I recently interviewed T.I. Miller, a 92-year-old WWII vet who fought on Guadalcanal and New Britain.
When it came to war, Mr. Miller had seen it all. Charging banzai attacks. Severed heads. Bloody arms, legs, and torsos. The works.
After he came home, a man doesn’t forget these things instantly, he said.
I asked him what helped. This was his answer:
“What helped? My wife and family were a big help, especially my wife, Recie. At the same time, it’s something you gotta just do yourself. The secret, I found out, is just to stay busy. There were no government programs to help back then. No therapists to see. Nothing like that.
I was born and raised out in the country. So after I came back from the war, I built me and Recie a house out there close to where I’d grown up. I got out there and roamed around in the mountains. That’s what helped.

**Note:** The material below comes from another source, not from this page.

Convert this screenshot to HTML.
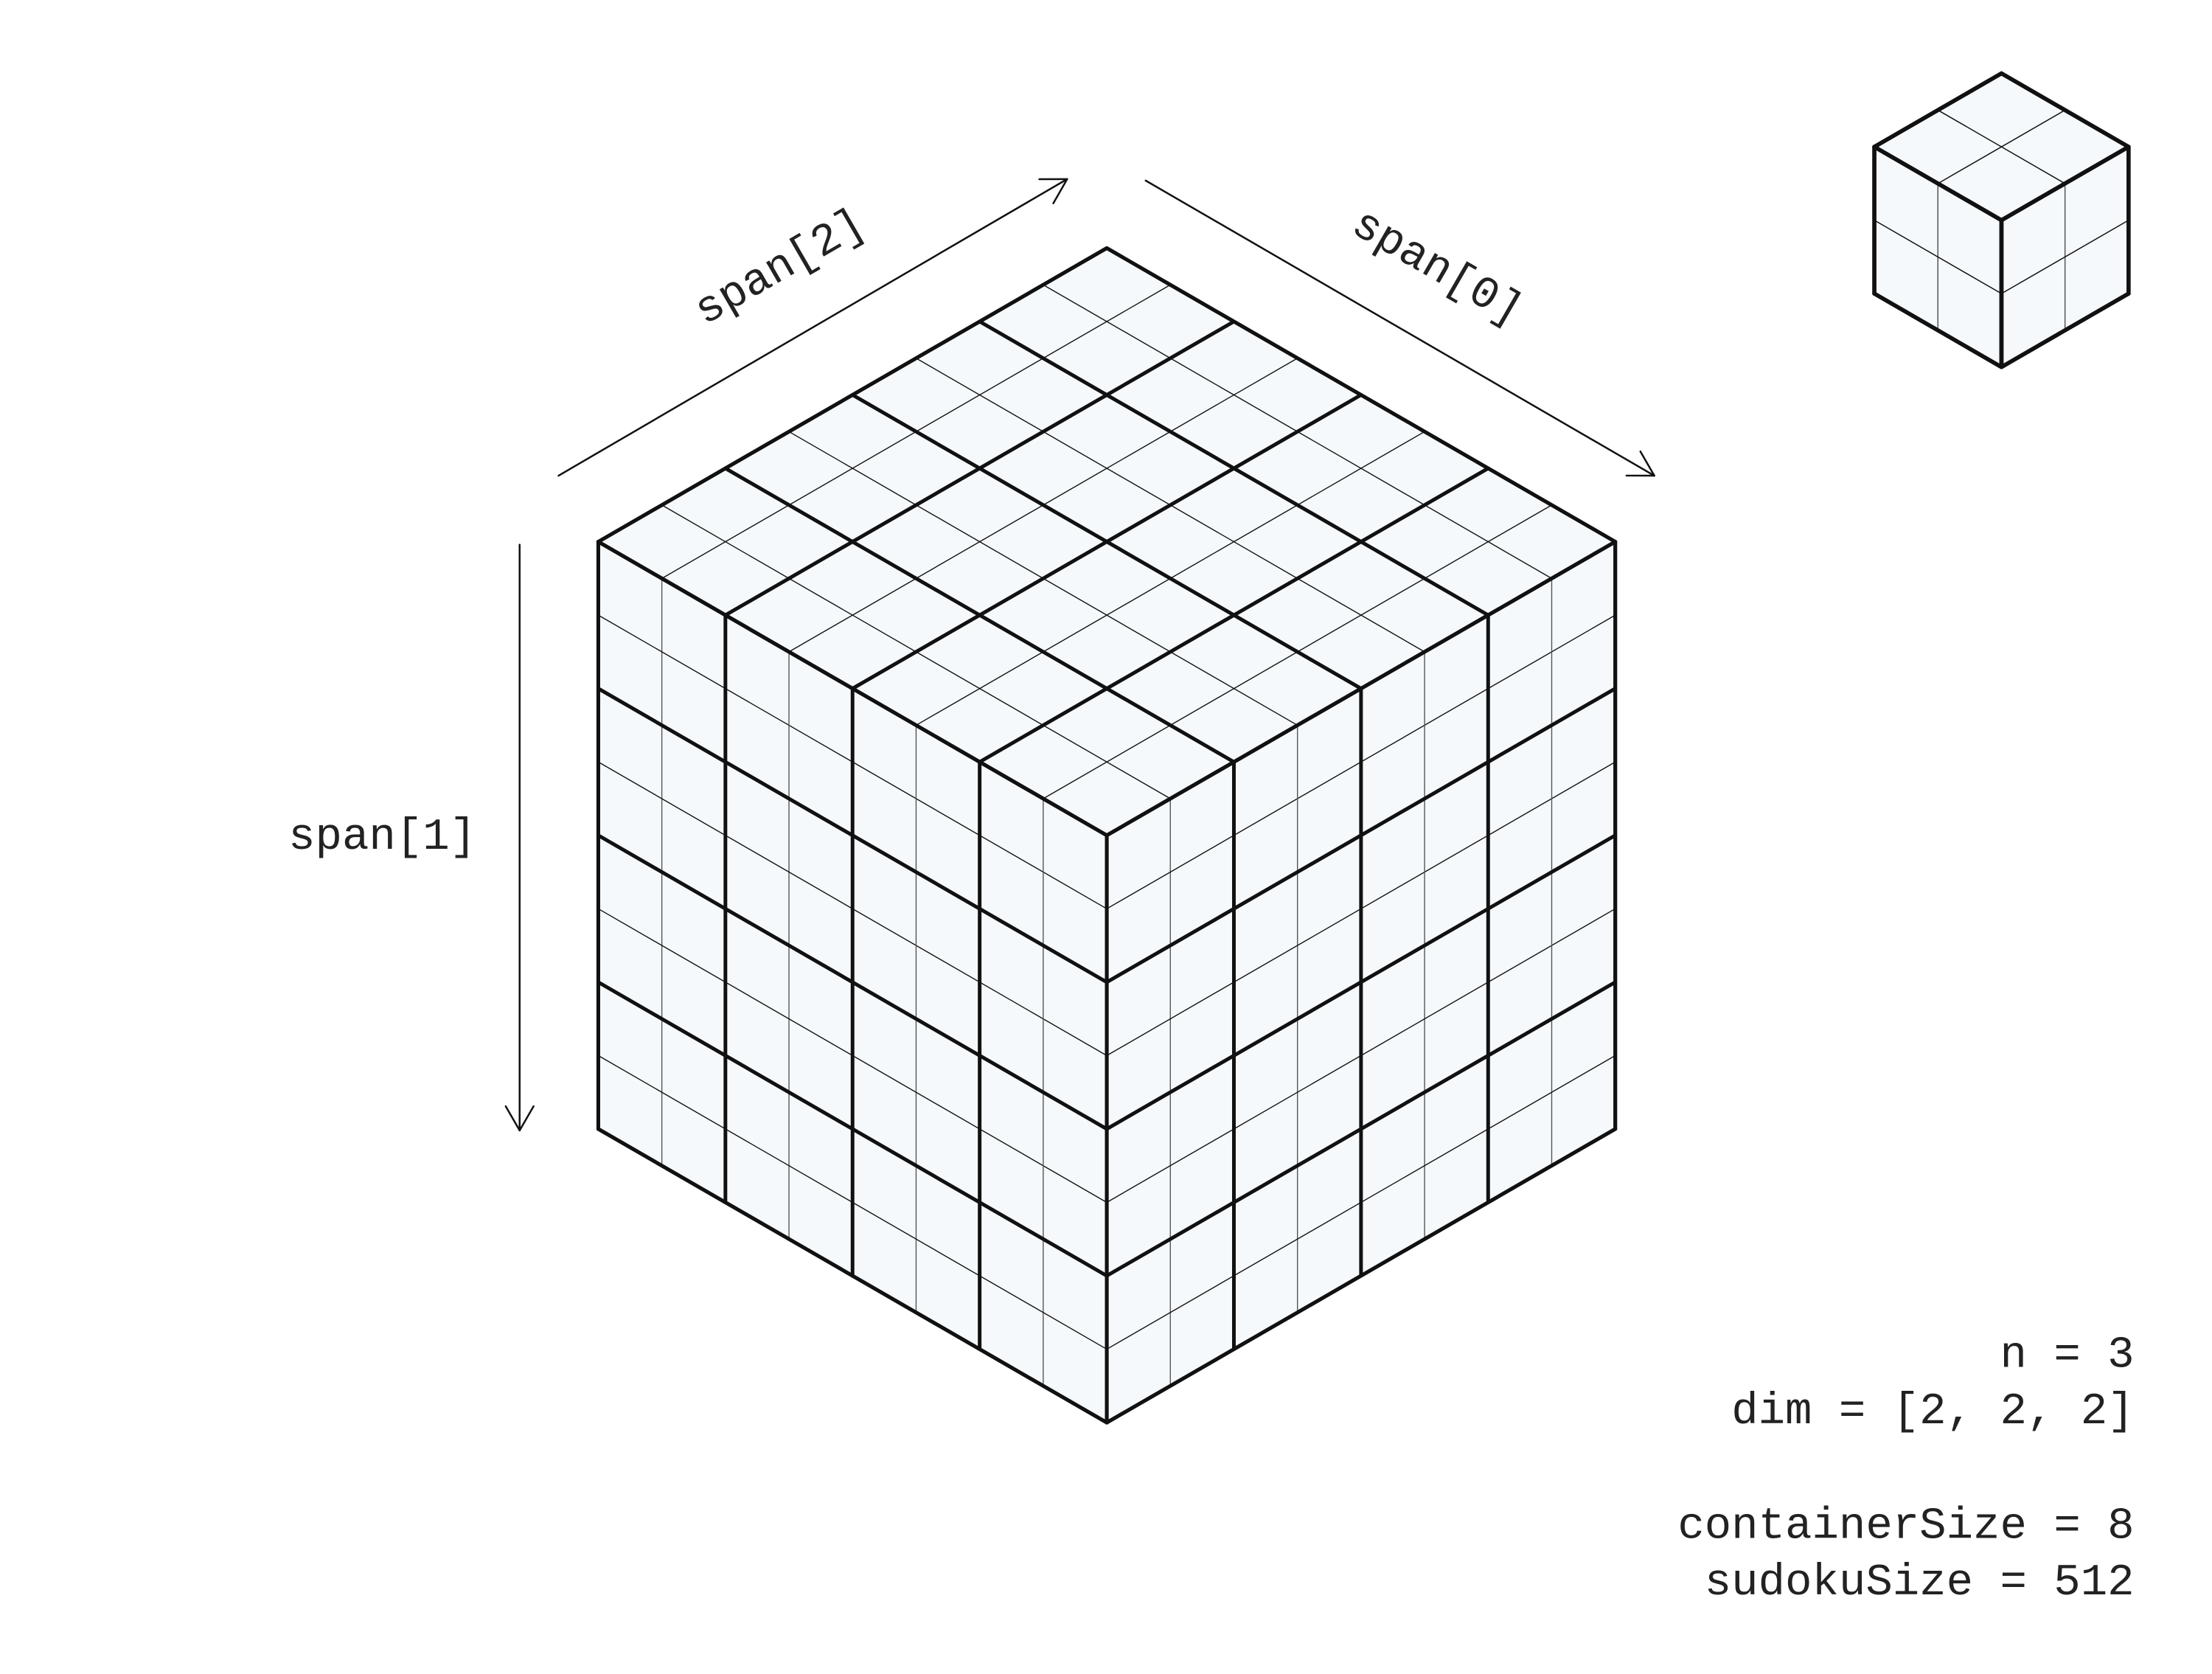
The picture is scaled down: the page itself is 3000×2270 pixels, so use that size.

One time they closed the mines down for three months. Someone said, “Where you gonna go look for a job.” I said, “I ain’t. I’m gonna spend the summer out in the sunshine.”
And I did. I took a two pound double bladed axe, walked a half mile up above where I lived. We had a field there, and I cut down big trees and cut them into fence posts. All I had was that axe. I made my own mallet and split those trees myself.
I got me a half acre of ground, plowed it up, and had a field. That same summer I grew potatoes, corn, and beans. The whole summer I spent growing things I wanted to. I’d be out in the woods at daylight. I just worked like that and built myself back up.”
Notice three key actions in Mr. Miller’s plan to heal. I’m no therapist, but I’d consider these important components to helping anybody out of a hard spot.
1. He busied himself with straightforward, non-emotional work.
The war had taxed Mr. Miller’s ability to cope. During those years of horror, he had experienced too many events larger than himself. Splitting wood helped him connect with a simpler world.
2. He got active, outside.
Fresh air, sunshine, nature, and physical exercise helped him regain a sense of security and peacefulness. Notice he didn’t turn to alcohol, drugs, or any such trappings that only result in harm.
3. He could see what he accomplished each day.
Plenty of beneficial activities have non-identifiable benchmarks, but it’s much harder for a man doing this kind of work to feel good about what he’s done. By splitting wood and growing a garden, Mr. Miller could see clear progress on a regular basis. At the end of each day he could point to a pile of fence posts and say, “There it is. I did that.”
If you know a returning veteran, or anyone for that matter struggling with a dark place, please consider passing this article along.
The advice doesn’t come from me. It comes from someone who was there, survived, healed, and went on to thrive with the rest of his life.
Are you a vet who struggled after coming home from war, or have been in another kind of dark place? What did you do to help heal?